Analysis: The enquiry itself had already been upheld as fair and proper. The only lapse identified was non-furnishing of the enquiry report before punishment. In such a case, the Court held that the employee must be asked to show actual prejudice caused by the non-supply of the report. If prejudice is established, the proper course is to set aside the punishment with liberty to the employer to continue proceedings from the stage of supplying the report. The Labour Court failed to undertake this exercise and instead granted complete reinstatement and full benefits.
Conclusion: The Labour Court's approach on this issue was unsustainable and the matter had to be reconsidered on the prejudice question in accordance with law.
Issue (ii): Whether Section 25-F of the Industrial Disputes Act, 1947 applied to a dismissal imposed as punishment in disciplinary proceedings.
Analysis: Retrenchment under Section 2(oo) excludes termination by way of punishment inflicted through disciplinary action. Since the respondent's service ended by dismissal after disciplinary proceedings, the case did not amount to retrenchment. The Labour Court therefore erred in invoking Section 25-F to hold the dismissal illegal.
Conclusion: Section 25-F was inapplicable and could not be used to invalidate the punitive dismissal.
Issue (iii): Whether the finding that dismissal was disproportionate could be sustained in the facts of the case.
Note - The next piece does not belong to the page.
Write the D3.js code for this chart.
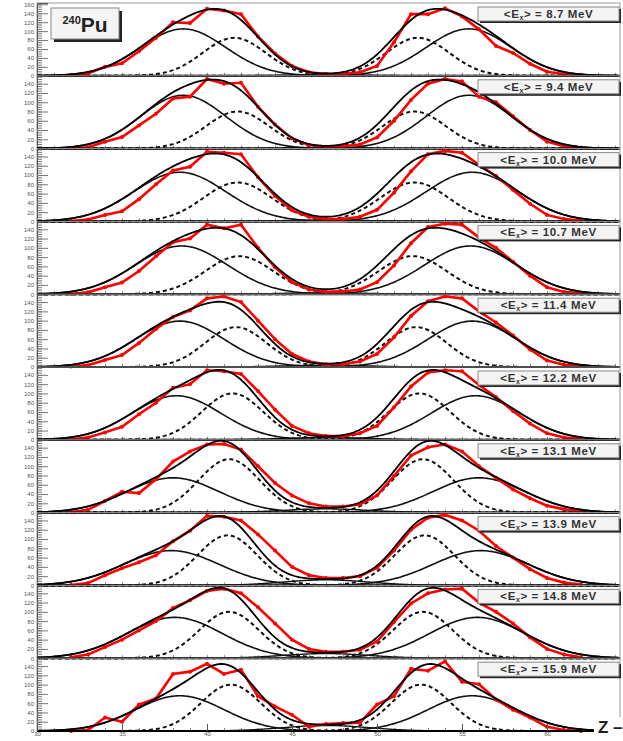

Analysis: The proved misconduct related to deliberate refusal to carry out lawful work instructions and unauthorized absence. The Court held that such misconduct was serious enough to justify dismissal. The Labour Court also proceeded on an irrelevant footing regarding past record and failed to consider that the enquiry report had found the misconduct proved. The award showed no proper application of mind to the facts or to the limits of relief under Section 11-A of the Industrial Disputes Act, 1947.
Conclusion: The finding of disproportionate punishment could not be sustained.
Final Conclusion: The award was quashed and the matter was remanded to the Labour Court for reconsideration in accordance with the principles laid down in B. Karunakar, with the parties left to bear their own costs.
Ratio Decidendi: Where an enquiry report is not supplied before disciplinary punishment, relief depends on whether the workman can show prejudice, and if punishment is interfered with on that ground the proper course is remand or continuation from the stage of supplying the report rather than automatic reinstatement with full benefits.